After writing this text and closing the file, the file's contents will be:

Hello there
Boo is perfect today

Note that when you've written text to a file, closing the file when you're done becomes more than just good hygiene; it's essential to writing a program that works. It turns out that there's more going on than meets the eye when you write to a file. Writing data into a file on, say, a hard disk involves a fair amount of overhead, so that writing a lot of it isn't much slower than writing only a tiny amount. (It takes longer for a storage device to decide where to write it than the actual writing, as it turns out.) For this reason, file objects use a technique called buffering, which means that they don't write the text immediately. Instead, they store it internally in what's called a buffer. Once in a while, when there's enough text stored in the file object to make it worth writing to the file, the text is written and the buffer is emptied. If you're writing a lot of text to a file, but writing it a little bit at a time, this can make the entire process significantly faster, because the overhead of all of the tiny writes is eliminated.

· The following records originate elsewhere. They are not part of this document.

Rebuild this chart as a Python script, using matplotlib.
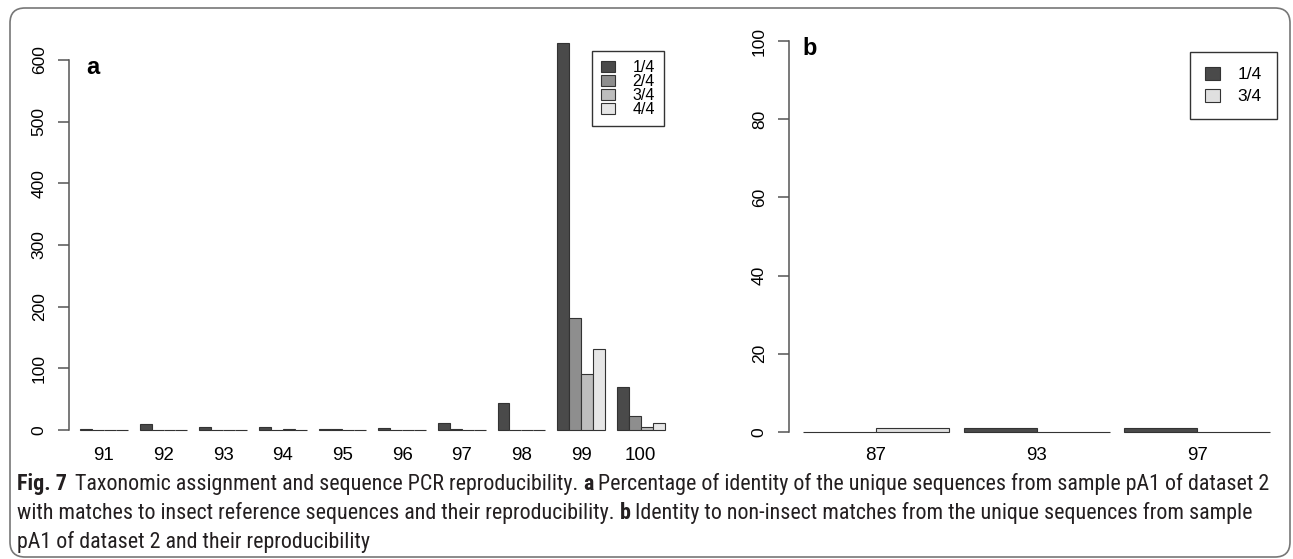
import matplotlib
matplotlib.use('Agg')
import matplotlib.pyplot as plt
from matplotlib.patches import FancyBboxPatch
from matplotlib.transforms import IdentityTransform

W, H = 1293, 559

# panel a : identity to insect references
identity_a = ['91', '92', '93', '94', '95', '96', '97', '98', '99', '100']
levels_a = ['1/4', '2/4', '3/4', '4/4']
counts_a14 = [1, 9, 5, 5, 2, 3, 11, 44, 628, 70]
counts_a24 = [0, 0, 0, 0, 1, 0, 1, 0, 182, 23]
counts_a34 = [0, 0, 0, 1, 0, 0, 0, 0, 91, 5]
counts_a44 = [0, 0, 0, 0, 0, 0, 0, 0, 131, 12]
colors_a = ['#4a4a4a', '#8e8e8e', '#bdbdbd', '#e6e6e6']

# panel b : non-insect matches
identity_b = ['87', '93', '97']
levels_b = ['1/4', '3/4']
counts_b14 = [0, 1, 1]
counts_b34 = [1, 0, 0]
colors_b = ['#4a4a4a', '#e0e0e0']

caption = [
    [('Fig. 7', True), (' Taxonomic assignment and sequence PCR reproducibility.', False), ('a', True),
     ('Percentage of identity of the unique sequences from sample pA1 of dataset 2', False)],
    [('with matches to insect reference sequences and their reproducibility.', False), ('b', True),
     ('Identity to non-insect matches from the unique sequences from sample', False)],
    [('pA1 of dataset 2 and their reproducibility', False)],
]

plt.rcParams['font.family'] = ['Liberation Sans', 'DejaVu Sans']
cap_font = ['Roboto Condensed', 'Liberation Sans Narrow', 'DejaVu Sans']

fig = plt.figure(figsize=(W / 100, H / 100), dpi=100)


def px_axes(l, t, r, b):
    return fig.add_axes([l / W, 1 - b / H, (r - l) / W, (b - t) / H])


def style_axis(ax, ticks):
    for s in ['top', 'right', 'bottom']:
        ax.spines[s].set_visible(False)
    ax.spines['left'].set_bounds(ticks[0], ticks[-1])
    ax.spines['left'].set_color('#555555')
    ax.spines['left'].set_linewidth(1.1)
    ax.set_yticks(ticks)
    ax.tick_params(axis='y', length=8, width=1.1, color='#555555', pad=8, labelsize=12.5)
    for lab in ax.get_yticklabels():
        lab.set_rotation(90)
        lab.set_va('center')
    ax.tick_params(axis='x', length=0, labelsize=13.5)


# ---- panel a
unit_a = 11.93
ax1 = px_axes(69, 430 - 650 * 370 / 600, 690, 430 + 5 * 370 / 600)
series_a = [counts_a14, counts_a24, counts_a34, counts_a44]
for s, vals in enumerate(series_a):
    ax1.bar([1 + 5 * g + s for g in range(len(vals))], vals, width=1, align='edge',
            color=colors_a[s], edgecolor='#333333', linewidth=0.8, label=levels_a[s])
ax1.set_xlim(1 - 11 / unit_a, 1 + 610 / unit_a)
ax1.set_ylim(-5, 650)
style_axis(ax1, [0, 100, 200, 300, 400, 500, 600])
ax1.set_xticks([3 + 5 * g for g in range(len(identity_a))])
ax1.set_xticklabels(identity_a)
ax1.tick_params(axis='x', pad=10)
ax1.legend(loc='upper left', bbox_to_anchor=(592 / W, 1 - 51 / H), bbox_transform=fig.transFigure,
           borderaxespad=0, fancybox=False, edgecolor='#333333', framealpha=1, fontsize=11.5,
           labelspacing=-0.05, borderpad=0.55, handlelength=0.9, handleheight=0.65, handletextpad=1.1)
fig.text(86 / W, 1 - 74 / H, 'a', fontsize=17, fontweight='bold', ha='left', va='baseline')

# ---- panel b
unit_b = 73
ax2 = px_axes(789, 432 - 104 * 3.91, 1285, 432 + 1 * 3.91)
series_b = [counts_b14, counts_b34]
for s, vals in enumerate(series_b):
    ax2.bar([0.2 + 2.2 * g + s for g in range(len(vals))], vals, width=1, align='edge',
            color=colors_b[s], edgecolor='#333333', linewidth=0.8, label=levels_b[s])
ax2.set_xlim(0.2 - 14 / unit_b, 0.2 + 482 / unit_b)
ax2.set_ylim(-1, 104)
style_axis(ax2, [0, 20, 40, 60, 80, 100])
ax2.set_xticks([1.2 + 2.2 * g for g in range(len(identity_b))])
ax2.set_xticklabels(identity_b)
ax2.tick_params(axis='x', pad=8)
ax2.legend(loc='upper left', bbox_to_anchor=(1190 / W, 1 - 52 / H), bbox_transform=fig.transFigure,
           borderaxespad=0, fancybox=False, edgecolor='#333333', framealpha=1, fontsize=12.5,
           labelspacing=0.35, borderpad=0.85, handlelength=0.9, handleheight=0.8, handletextpad=1.0)
fig.text(802 / W, 1 - 55 / H, 'b', fontsize=17, fontweight='bold', ha='left', va='baseline')

# ---- caption, fitted to the width of the first line
renderer = fig.canvas.get_renderer()


def text_width(txt, size, bold):
    t = fig.text(0, 0, txt, fontsize=size, family=cap_font, fontstretch='condensed',
                 fontweight='bold' if bold else 'normal')
    w = t.get_window_extent(renderer).width
    t.remove()
    return w


def line_width(runs, size):
    sp = text_width('x x', size, False) - text_width('xx', size, False)
    return sum(text_width(r.strip(), size, b) for r, b in runs) + sp * (len(runs) - 1)


cap_size = 14 * 1258 / line_width(caption[0], 14)
space = text_width('x x', cap_size, False) - text_width('xx', cap_size, False)
for runs, base in zip(caption, [490, 519, 548]):
    x = 17
    for i, (txt, bold) in enumerate(runs):
        txt = txt.strip()
        t = fig.text(x / W, 1 - base / H, txt, fontsize=cap_size, family=cap_font, fontstretch='condensed',
                     fontweight='bold' if bold else 'normal', ha='left', va='baseline', color='#231f20')
        x += t.get_window_extent(renderer).width + space * (1.6 if i == 0 and bold else 1)

# rounded frame around the whole figure
fig.patches.append(FancyBboxPatch((10, 2), 1280, 549, boxstyle='round,pad=0,rounding_size=15',
                                  transform=IdentityTransform(), facecolor='none',
                                  edgecolor='#777777', linewidth=1.2))

fig.savefig('out.png', dpi=100)
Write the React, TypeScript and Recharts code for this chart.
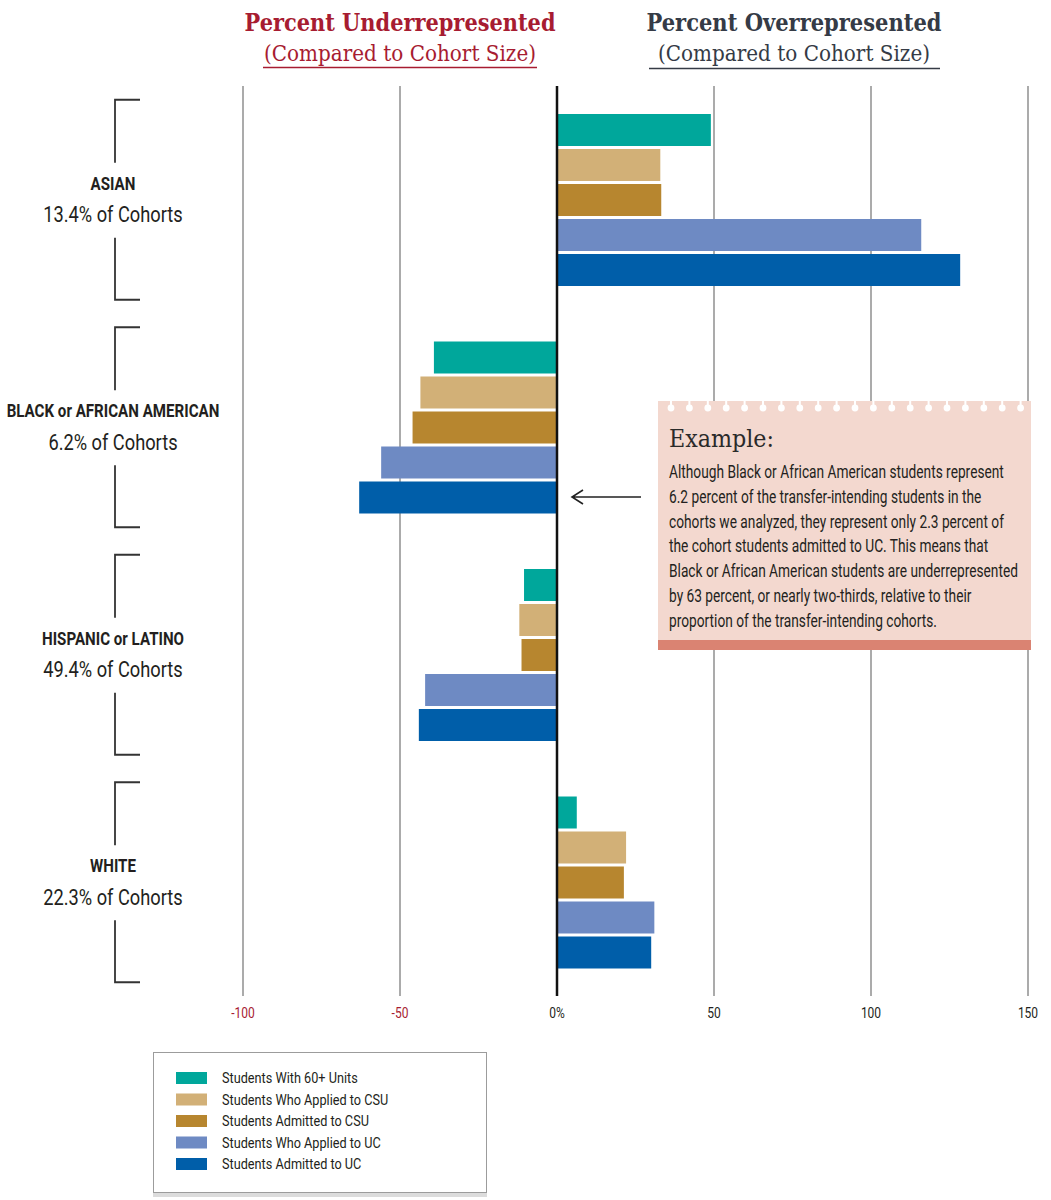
import React from "react";
import {
  BarChart,
  Bar,
  XAxis,
  YAxis,
  CartesianGrid,
  ReferenceLine,
  Legend,
} from "recharts";

// ---------- DATA ----------
const groups = ["ASIAN", "BLACK or AFRICAN AMERICAN", "HISPANIC or LATINO", "WHITE"];
const cohortShares = ["13.4% of Cohorts", "6.2% of Cohorts", "49.4% of Cohorts", "22.3% of Cohorts"];

const units60 = [49, -39.2, -10.5, 6.3];
const appliedCSU = [32.9, -43.5, -12, 22];
const admittedCSU = [33.2, -46, -11.3, 21.3];
const appliedUC = [116, -56, -42, 31];
const admittedUC = [128.4, -63, -44, 30];

const seriesKeys = ["units60", "appliedCSU", "admittedCSU", "appliedUC", "admittedUC"];
const seriesNames = [
  "Students With 60+ Units",
  "Students Who Applied to CSU",
  "Students Admitted to CSU",
  "Students Who Applied to UC",
  "Students Admitted to UC",
];
const seriesColors = ["#00a79b", "#d2b077", "#b7862f", "#6e8ac3", "#005ea9"];

const xTicks = [-100, -50, 0, 50, 100, 150];
const xTickLabels = ["-100", "-50", "0%", "50", "100", "150"];

const exampleTitle = "Example:";
const exampleLines = [
  "Although Black or African American students represent",
  "6.2 percent of the transfer-intending students in the",
  "cohorts we analyzed, they represent only 2.3 percent of",
  "the cohort students admitted to UC. This means that",
  "Black or African American students are underrepresented",
  "by 63 percent, or nearly two-thirds, relative to their",
  "proportion of the transfer-intending cohorts.",
];

const rows = groups.map((g, i) => ({
  group: g,
  units60: units60[i],
  appliedCSU: appliedCSU[i],
  admittedCSU: admittedCSU[i],
  appliedUC: appliedUC[i],
  admittedUC: admittedUC[i],
}));

// ---------- STYLE ----------
const SANS = "Roboto, 'Liberation Sans', sans-serif";
const SERIF = "'DejaVu Serif', serif";
const NARROW = 0.76;
const RED = "#a71c31";
const DARK = "#353b46";
const TEXT = "#231f20";

function NText({ x, y, k = NARROW, anchor = "start", children, ...rest }: any) {
  return (
    <text
      transform={`translate(${x},${y}) scale(${k},1)`}
      textAnchor={anchor}
      dominantBaseline="central"
      fontFamily={SANS}
      fill={TEXT}
      {...rest}
    >
      {children}
    </text>
  );
}

function XTick(props: any) {
  const { x, y, payload } = props;
  const i = xTicks.indexOf(payload.value);
  const label = i >= 0 ? xTickLabels[i] : String(payload.value);
  const color = payload.value < 0 ? RED : TEXT;
  return (
    <NText x={x} y={y + 16} anchor="middle" fontSize={15} fill={color} k={0.8}>
      {label}
    </NText>
  );
}

function YTick(props: any) {
  const { y, payload } = props;
  const idx = groups.indexOf(payload.value);
  const bx = 115;
  const hx = 140;
  return (
    <g>
      <path
        d={`M${hx},${y - 100} H${bx} V${y - 37} M${bx},${y + 38} V${y + 100} H${hx}`}
        fill="none"
        stroke="#333"
        strokeWidth={1.8}
      />
      <NText x={113} y={y - 16} anchor="middle" fontSize={18} fontWeight={700} k={0.84}>
        {payload.value}
      </NText>
      <NText x={113} y={y + 15} anchor="middle" fontSize={22} k={0.83}>
        {cohortShares[idx]}
      </NText>
    </g>
  );
}

function LegendBox(props: any) {
  const pl = props.payload || [];
  const items = seriesNames.map((n, i) => {
    const found = pl.find((p: any) => p.value === n);
    return { value: n, color: found && found.color ? found.color : seriesColors[i] };
  });
  return (
    <div
      style={{
        width: 334,
        height: 141,
        border: "1.5px solid #9c9c9c",
        boxShadow: "0 4px 0 #dcdcdc",
        background: "#fff",
        boxSizing: "border-box",
      }}
    >
      <svg width={331} height={138} style={{ display: "block" }}>
        {items.map((p: any, i: number) => (
          <g key={i}>
            <rect x={22} y={19 + i * 21.5} width={31} height={12} fill={p.color} />
            <NText x={68} y={25 + i * 21.5} fontSize={15.5} k={0.82}>
              {p.value}
            </NText>
          </g>
        ))}
      </svg>
    </div>
  );
}

function Overlay() {
  const dots = [];
  for (let i = 0; i < 20; i++) dots.push(671 + i * 18.4);
  return (
    <svg
      width={1051}
      height={1200}
      style={{ position: "absolute", left: 0, top: 0, pointerEvents: "none" }}
    >
      {/* Titles */}
      <text x={400} y={31} textAnchor="middle" fontFamily={SERIF} fontWeight={700} fontSize={25} fill={RED} textLength={311} lengthAdjust="spacingAndGlyphs">
        Percent Underrepresented
      </text>
      <text x={400} y={61} textAnchor="middle" fontFamily={SERIF} fontSize={22} fill={RED} textLength={272} lengthAdjust="spacingAndGlyphs">
        (Compared to Cohort Size)
      </text>
      <line x1={263} x2={537} y1={67.5} y2={67.5} stroke={RED} strokeWidth={1.5} />
      <text x={794} y={31} textAnchor="middle" fontFamily={SERIF} fontWeight={700} fontSize={25} fill={DARK} textLength={295} lengthAdjust="spacingAndGlyphs">
        Percent Overrepresented
      </text>
      <text x={794} y={61} textAnchor="middle" fontFamily={SERIF} fontSize={22} fill={DARK} textLength={272} lengthAdjust="spacingAndGlyphs">
        (Compared to Cohort Size)
      </text>
      <line x1={649} x2={940} y1={68.5} y2={68.5} stroke={DARK} strokeWidth={1.5} />

      {/* Arrow */}
      <path d="M641,497 H573 M583,490 L572,497 L583,504" fill="none" stroke="#222" strokeWidth={1.6} />

      {/* Example box */}
      <rect x={658} y={401} width={373} height={248} fill="#f3d8cf" />
      <rect x={658} y={640} width={373} height={10} fill="#da8372" />
      {dots.map((dx, i) => (
        <g key={i}>
          <rect x={dx - 1} y={399} width={2} height={8} fill="#fff" />
          <circle cx={dx} cy={408} r={3.4} fill="#fff" />
        </g>
      ))}
      <text x={669} y={447} fontFamily={SERIF} fontSize={24} fill="#2a2a2a" textLength={105} lengthAdjust="spacingAndGlyphs">
        {exampleTitle}
      </text>
      {exampleLines.map((l, i) => (
        <NText key={i} x={669} y={472 + i * 24.7} fontSize={19} k={0.723}>
          {l}
        </NText>
      ))}
    </svg>
  );
}

export default function App() {
  return (
    <div style={{ position: "absolute", left: 0, top: 0, width: 1051, height: 1200, background: "#fff" }}>
      <BarChart
        width={1051}
        height={1200}
        data={rows}
        layout="vertical"
        margin={{ top: 86, right: 23, bottom: 174, left: 8 }}
        barSize={32}
        barGap={3}
      >
        <CartesianGrid horizontal={false} stroke="#ababab" strokeWidth={2} />
        <XAxis
          type="number"
          domain={[-100, 150]}
          ticks={xTicks}
          axisLine={false}
          tickLine={false}
          tickSize={0}
          tickMargin={0}
          height={30}
          tick={<XTick />}
          interval={0}
        />
        <YAxis
          type="category"
          dataKey="group"
          width={235}
          axisLine={false}
          tickLine={false}
          tick={<YTick />}
          interval={0}
        />
        {seriesKeys.map((k, i) => (
          <Bar key={k} dataKey={k} name={seriesNames[i]} fill={seriesColors[i]} isAnimationActive={false} />
        ))}
        <ReferenceLine x={0} stroke="#111" strokeWidth={2.5} />
        <Legend
          layout="vertical"
          align="center"
          verticalAlign="middle"
          content={<LegendBox />}
          wrapperStyle={{ position: "absolute", left: 153, top: 1052, width: 334, height: 141 }}
        />
      </BarChart>
      <Overlay />
    </div>
  );
}
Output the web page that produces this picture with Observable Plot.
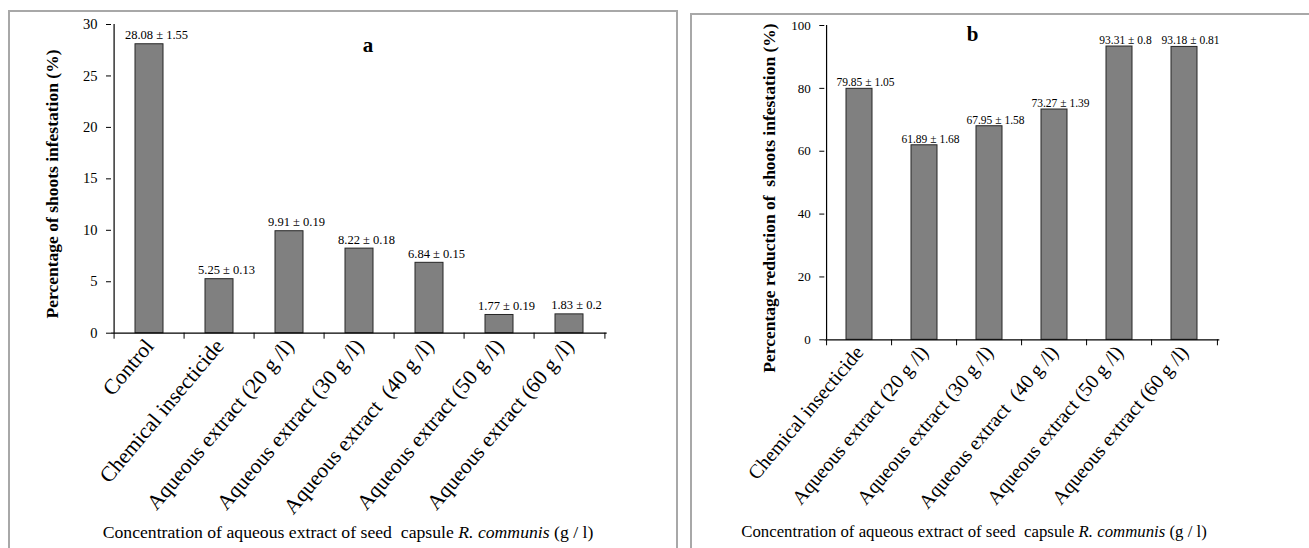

The problem is that the buffer is only written when it's explictly flushed. (Flushing is the act of taking the text in the buffer and writing it into the file, then emptying the buffer.) One thing that causes a buffer to flush is when the buffer's capacity is exceeded; that happens automatically at some point. But when you're done writing to the file, there will probably be text still in the buffer. One of the things that happens when you close a file is the buffer is flushed. So you'll really want to be sure that you close files when you're done with them, particularly when you're writing to them; otherwise, the text that was buffered but never flushed to the file will never appear in the file, even though your program ran to completion with no apparent errors.